The survey report noted small response rates for hedge fund questions from Australian investors and private equity questions from investors in Japan in 2003.

"Even with a [negative] headline environment with hedge funds, and questions about whether hedge funds could provide returns, it is an area investors would invest in," said Mark Castelin, director of alternative investments at Russell Investments, in an interview. "Returns are at a reasonable level such as it would be included in their portfolios."

"We did ask why those not investing in hedge funds were not, and the predominant reasons were [that] fees did not justify the risk or lack of transparency," Mr. Castelin said.

New questions on the 2005 survey covered other types of alternative strategies such as currency overlay, portable alpha and tactical asset allocation overlay, he said. Among North American institutions, 30% invest in currency overlay and 26% in timber.

Of survey respondents, 23% used portable alpha, with 44% not currently using the strategy but considering it, and 40% neither using nor considering the strategy. The least used were commodities and absolute-return strategies.

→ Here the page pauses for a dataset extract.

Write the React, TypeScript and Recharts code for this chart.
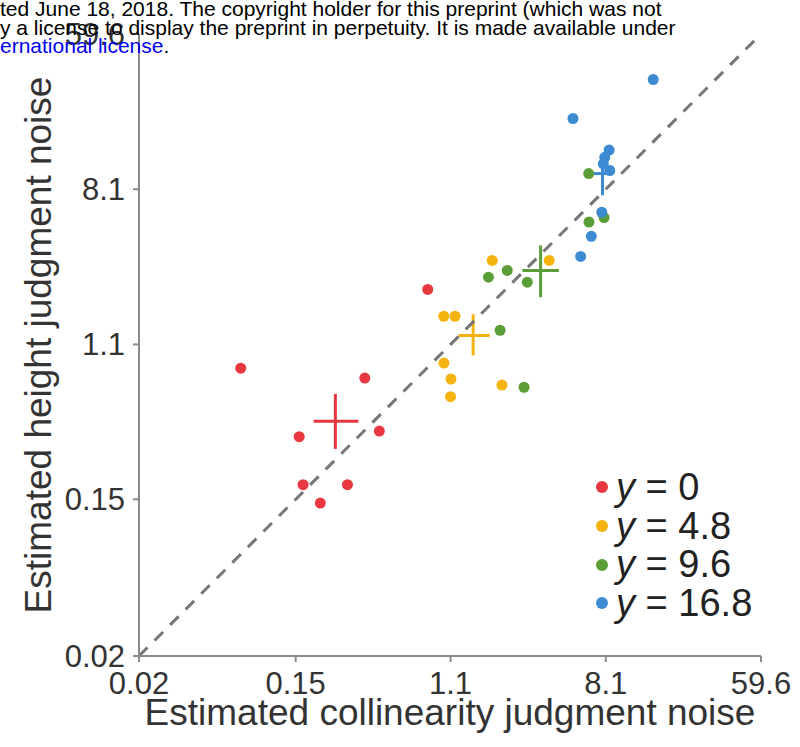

Asked about return expectations through 2007, global investors expected private equity to be the top-performing alternative asset class for the next two years. Japanese investors expected private equity to return 15% through 2007; North Americans and Australians, 12%; and European investors pegged the return at 10.5%.

In real estate, North American investors forecasted an 8.4% return; Australians, 8%; Europeans, 7.5%; and Japanese investors, 5%. Australian investors expected a 10.3% return for hedge funds through 2007; North Americans, 8%; European investors, 6.8%; and Japanese investors, 5%.

Except for Japan, where 83% of assets allocated to alternative investments are in hedge funds, the vast majority of the money committed by global institutional investors is in real estate and private equity. In North America and Europe, hedge funds accounted for only 10% of commitments; in Australia, it's 13%.

However, 53% of North American and 30% of European and Australian commitments are in real estate; and 37% of North American, 60% of European and 57% of Australian alternative commitments are in private equity.

Counter to trends

Running counter to the global trends indicated in the survey, North American endowments and foundations reduced their allocations to private equity, real estate and hedge funds in 2005: Private equity dropped to 9.5% from 14.2%, real estate to 5.8% from 7.9% and hedge funds to 12.8% from 13.7%. However, these institutions expect to increase hedge fund allocations by a little more than a percentage point, to 14%, by 2007.

Overall, more North American investors indicated they intended to increase their percentage allocations to expansion capital, special situations and mezzanine investments rather than to leveraged buyouts. In the 2003 survey, more than 40% of survey respondents indicated they intended to increase their buyout allocations, compared with 19% in 2005. Venture capital stayed about the same, with 27% expecting to increase that allocation, down from 29% in 2003.